The journey of every farmer and rancher aims to nourish the nations in this generation and those to come. To do that, more and more are realizing the need to improve, not merely sustain, the land by rebuilding soil health through a process known as regenerative agriculture.

What is Regenerative Agriculture?

Regenerative agriculture surpasses sustainability. It addresses the reality that much of the nation’s land, air and water is degraded or polluted, and it takes a long view that considers what we can do to actually improve the quality of those resources. It seeks to nurture the land’s natural abilities, to restore degraded soils using practices based on ecological principles — thinking of soil, plant, animal and water as part of one interconnected system that serves as the foundation for society.

For farmers and ranchers, regenerative agriculture ultimately builds soil organic matter and resiliency of the land, making it more drought tolerant and disease resistant. It also results in cleaner air and water, enhances wildlife habitat, and captures carbon to combat climate variability — for the benefit of all society. Finally, these principles help keep ranches profitable through decreased use of chemical inputs and increased yields. However, embarking on the regenerative journey is no easy task.

Cow in pasture
Grazing lands provide habitat for wildlife and for domesticated animals that provide protein, fiber, medicine and other important products. These lands also store water and carbon in the soil.

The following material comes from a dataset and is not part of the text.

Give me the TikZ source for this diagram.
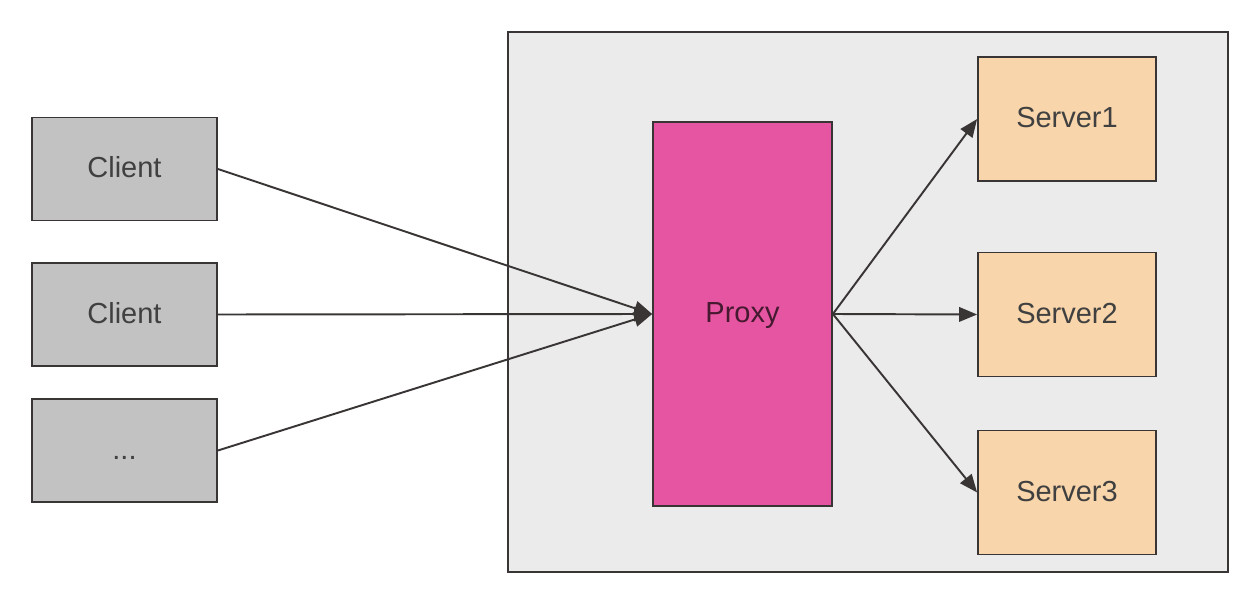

The path is filled with ups and downs. It is best traveled with friends and guides familiar with the potholes and promising detours. Still, much of the journey is not fully mapped. Causal pathways between management practices and land regeneration need science-based evaluations. Technologies require testing. Research then must transform into practical solutions followed by education that empowers farmers and ranchers to make decisions with confidence.

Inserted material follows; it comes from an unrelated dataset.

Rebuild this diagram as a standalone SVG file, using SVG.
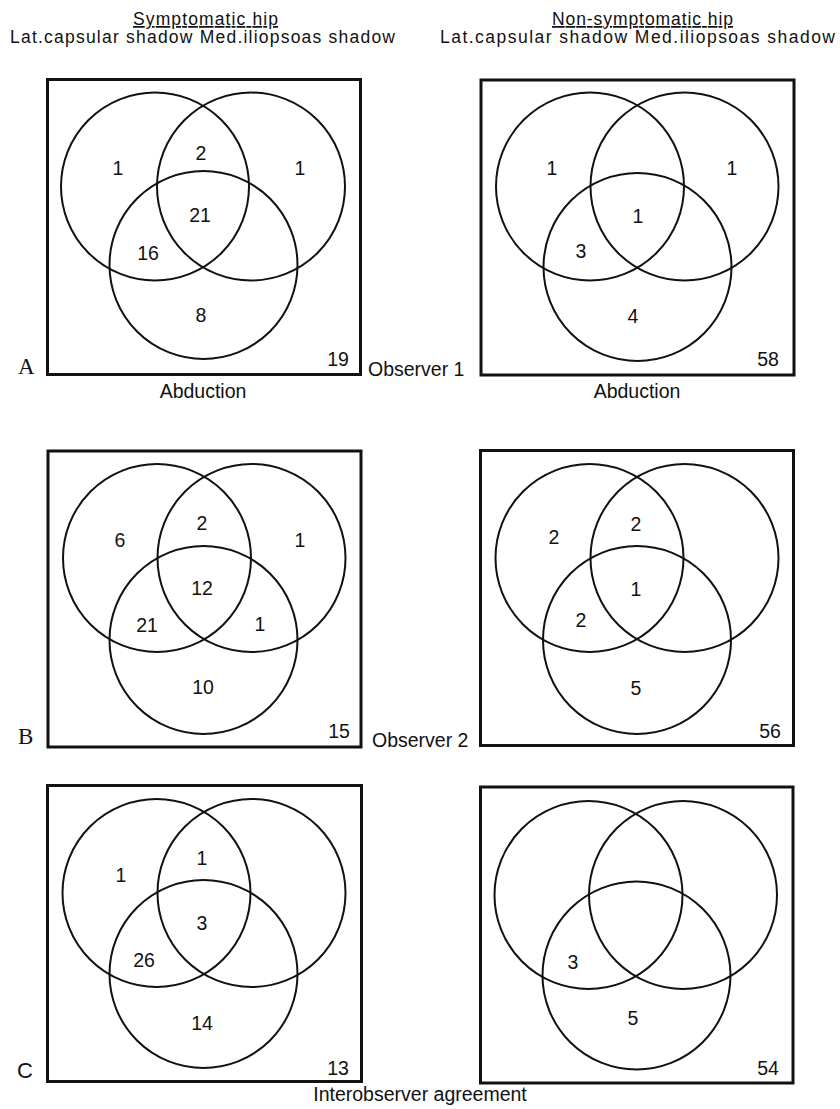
<svg xmlns="http://www.w3.org/2000/svg" width="840" height="1109" viewBox="0 0 840 1109">
<style>
  .box{fill:none;stroke:#111;stroke-width:3}
  .c{fill:none;stroke:#111;stroke-width:2}
  text{font-family:"Liberation Sans",Arial,sans-serif;font-size:19.5px;fill:#111}
  .n{text-anchor:middle}
  .mid{text-anchor:middle}
  .hd{font-size:17.5px}
  .lbl{font-family:"Liberation Serif","Times New Roman",serif;font-size:23px}
  .ul{text-decoration:underline}
</style>
<rect width="840" height="1109" fill="#fff"/>

<g id="headers">
  <text class="hd ul" x="133" y="25" textLength="145" lengthAdjust="spacing">Symptomatic hip</text>
  <text class="hd ul" x="552" y="25" textLength="181" lengthAdjust="spacing">Non-symptomatic hip</text>
  <text class="hd" x="10" y="43" textLength="385" lengthAdjust="spacing">Lat.capsular shadow  Med.iliopsoas shadow</text>
  <text class="hd" x="440" y="43" textLength="395" lengthAdjust="spacing">Lat.capsular shadow  Med.iliopsoas shadow</text>
</g>

<g id="panel-A-left">
  <rect class="box" x="47.5" y="79.5" width="313" height="295"/>
  <circle class="c" cx="155" cy="186.5" r="94"/>
  <circle class="c" cx="251" cy="186.5" r="94"/>
  <circle class="c" cx="203.5" cy="265" r="94"/>
  <text class="n" x="118" y="175">1</text>
  <text class="n" x="201" y="160">2</text>
  <text class="n" x="300" y="175">1</text>
  <text class="n" x="200" y="222">21</text>
  <text class="n" x="148" y="260">16</text>
  <text class="n" x="201" y="322">8</text>
  <text class="n" x="338" y="366">19</text>
  <text class="lbl" x="18" y="374">A</text>
</g>

<g id="panel-A-right">
  <rect class="box" x="481" y="80" width="313" height="295"/>
  <circle class="c" cx="590" cy="186.5" r="94"/>
  <circle class="c" cx="684.5" cy="186.5" r="94"/>
  <circle class="c" cx="637.5" cy="267" r="94"/>
  <text class="n" x="552" y="175">1</text>
  <text class="n" x="732" y="175">1</text>
  <text class="n" x="638" y="223">1</text>
  <text class="n" x="581" y="258">3</text>
  <text class="n" x="633" y="323">4</text>
  <text class="n" x="768" y="366">58</text>
</g>

<g id="row-A-labels">
  <text x="368" y="376">Observer 1</text>
  <text class="mid" x="203" y="398">Abduction</text>
  <text class="mid" x="637" y="398">Abduction</text>
</g>

<g id="panel-B-left">
  <rect class="box" x="48" y="451" width="313" height="296"/>
  <circle class="c" cx="157" cy="558" r="94"/>
  <circle class="c" cx="251.5" cy="558" r="94"/>
  <circle class="c" cx="203.5" cy="640" r="94"/>
  <text class="n" x="120" y="547">6</text>
  <text class="n" x="202" y="530">2</text>
  <text class="n" x="300" y="547">1</text>
  <text class="n" x="202" y="595">12</text>
  <text class="n" x="147" y="632">21</text>
  <text class="n" x="260" y="631">1</text>
  <text class="n" x="203" y="694">10</text>
  <text class="n" x="339" y="738">15</text>
  <text class="lbl" x="18" y="744">B</text>
</g>

<g id="panel-B-right">
  <rect class="box" x="480.5" y="450.5" width="313" height="295"/>
  <circle class="c" cx="589.5" cy="558" r="94"/>
  <circle class="c" cx="684.5" cy="558" r="94"/>
  <circle class="c" cx="637" cy="640" r="94"/>
  <text class="n" x="554" y="544">2</text>
  <text class="n" x="636" y="531">2</text>
  <text class="n" x="636" y="596">1</text>
  <text class="n" x="581" y="627">2</text>
  <text class="n" x="636" y="695">5</text>
  <text class="n" x="770" y="738">56</text>
</g>

<g id="row-B-labels">
  <text x="372" y="747">Observer 2</text>
</g>

<g id="panel-C-left">
  <rect class="box" x="47.5" y="785.5" width="314" height="296"/>
  <circle class="c" cx="156.5" cy="893" r="94"/>
  <circle class="c" cx="251.5" cy="893" r="94"/>
  <circle class="c" cx="203.5" cy="974" r="94"/>
  <text class="n" x="121" y="882">1</text>
  <text class="n" x="202" y="865">1</text>
  <text class="n" x="202" y="930">3</text>
  <text class="n" x="144" y="967">26</text>
  <text class="n" x="202" y="1030">14</text>
  <text class="n" x="338" y="1075">13</text>
  <text x="17" y="1078" style="font-size:22px">C</text>
</g>

<g id="panel-C-right">
  <rect class="box" x="480.5" y="787" width="312.5" height="296"/>
  <circle class="c" cx="588.5" cy="895" r="94"/>
  <circle class="c" cx="683" cy="895" r="94"/>
  <circle class="c" cx="636.5" cy="975.5" r="94"/>
  <text class="n" x="573" y="969">3</text>
  <text class="n" x="633" y="1025">5</text>
  <text class="n" x="768" y="1075">54</text>
</g>

<g id="row-C-labels">
  <text class="mid" x="420" y="1101">Interobserver agreement</text>
</g>

<g id="connectors"></g>
</svg>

For the past 74 years, Noble Research Institute has guided farmers and ranchers as they steward our nation’s grazing lands and provide food and fiber for families — their own and those beyond the farm gate.

This annual report is a glimpse into their journey of sacrifice, one that is supported by Noble through research, education and consultation. It is a peek into the long road to renewal.

Gary Price

We’re passionate about what we do. We don’t consider it work. We just consider ourselves fortunate and blessed. But this is greater than that. We want to make sure we leave the land better than we found it.”

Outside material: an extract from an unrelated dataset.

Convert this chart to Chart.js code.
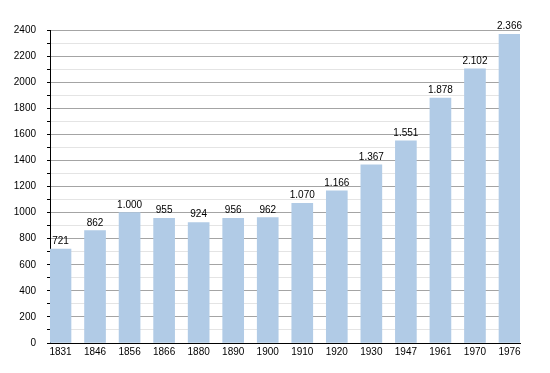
<!DOCTYPE html>
<html>
<head>
<meta charset="utf-8">
<script src="https://cdn.jsdelivr.net/npm/chart.js@4/dist/chart.umd.min.js"></script>
<style>
  html, body { margin: 0; padding: 0; background: #fff; }
  #wrap { width: 550px; height: 373px; }
</style>
</head>
<body>
<div id="wrap"><canvas id="population-chart"></canvas></div>
<script>
const years = ["1831", "1846", "1856", "1866", "1880", "1890", "1900", "1910", "1920", "1930", "1947", "1961", "1970", "1976"];
const population = [721, 862, 1000, 955, 924, 956, 962, 1070, 1166, 1367, 1551, 1878, 2102, 2366];
const yMax = 2400;
const yStep = 100;

// half a bar width (in category units) so first and last bar sit flush with the frame
const edge = 0.304;

function formatThousands(v) {
    return String(v).replace(/\B(?=(\d{3})+(?!\d))/g, ".");
}

const barLabels = {
    id: "barLabels",
    afterDatasetsDraw(chart) {
        const ctx = chart.ctx;
        ctx.save();
        ctx.font = "10px 'Liberation Sans', Arial, sans-serif";
        ctx.fillStyle = "#000";
        ctx.textAlign = "center";
        ctx.textBaseline = "alphabetic";
        chart.getDatasetMeta(0).data.forEach(function (bar, i) {
            ctx.fillText(formatThousands(population[i]), bar.x, bar.y - 5);
        });
        ctx.restore();
    },
};

Chart.defaults.font.family = "'Liberation Sans', Arial, sans-serif";
Chart.defaults.font.size = 10;
Chart.defaults.color = "#000";

new Chart("population-chart", {
    type: "bar",
    data: {
        datasets: [
            {
                data: population.map(function (v, i) { return { x: i, y: v }; }),
                backgroundColor: "#b1cbe6",
                borderWidth: 0,
                barThickness: 21,
            },
        ],
    },
    options: {
        responsive: true,
        maintainAspectRatio: false,
        animation: false,
        layout: { padding: { top: 30, right: 30, left: 0, bottom: 0 } },
        plugins: {
            legend: { display: false },
            tooltip: { enabled: false },
        },
        scales: {
            x: {
                type: "linear",
                offset: false,
                min: -edge,
                max: years.length - 1 + edge,
                afterBuildTicks: function (scale) {
                    scale.ticks = years.map(function (_, i) { return { value: i }; });
                },
                afterFit: function (scale) { scale.height = 30; },
                ticks: {
                    padding: 3,
                    maxRotation: 0,
                    autoSkip: false,
                    callback: function (value) { return years[value]; },
                },
                grid: { display: false, drawTicks: false },
                border: { display: true, color: "#000", width: 1 },
            },
            y: {
                min: 0,
                max: yMax,
                afterFit: function (scale) { scale.width = 50; },
                ticks: {
                    stepSize: yStep,
                    padding: 11,
                    autoSkip: false,
                    callback: function (value) { return value % 200 === 0 ? value : ""; },
                },
                grid: {
                    color: function (c) { return c.tick && c.tick.value % 200 === 0 ? "#a4a4a4" : "#e4e4e4"; },
                    tickColor: "#000",
                    tickLength: 3,
                    lineWidth: 1,
                },
                border: { display: true, color: "#000", width: 1 },
            },
        },
    },
    plugins: [barLabels],
});
</script>
</body>
</html>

Gary Price, 77 Ranch, Texas

Regenerative agriculture is the process of restoring degraded soils using practices based on ecological principles.

Regenerative agriculture promotes:

  • Building soil organic matter and biodiversity.
  • Healthier and more productive soil that is drought- and flood-resilient.
  • Decreased use of chemical inputs and subsequent pollution.
  • Cleaner air and water.
  • Enhanced wildlife habitat.
  • Capturing carbon in the soil to combat climate variability.

Why Grazing Lands

Most soil health initiatives are focused on row-crop acreages, which fails to address the hundreds of millions of acres of degrading grazing lands. Managed grazing animals — including cattle, horses, bison, sheep, goats and others — benefit the health of these lands. Noble Research Institute is focused on filling this gap by promoting land stewardship in grazing animal production with producer profitability.

  • 665 million acres of pasture and rangeland cover the U.S.
  • Cattle spend the majority of their lives on grazing lands and play a key role in nutrient recycling through manure distribution, stimulating plant growth and working the soil.
  • Grazing lands make up 41% of U.S. land usage, making it the single largest use in the nation — more than row crops, cities and timberland.
  • 85% of grazing lands in the U.S. are unsuitable for producing human food crops.
  • The biological plant-soil-microbe interactions of grazing operate in concert to store atmospheric carbon in the soil, which benefits production and mitigates climate variability.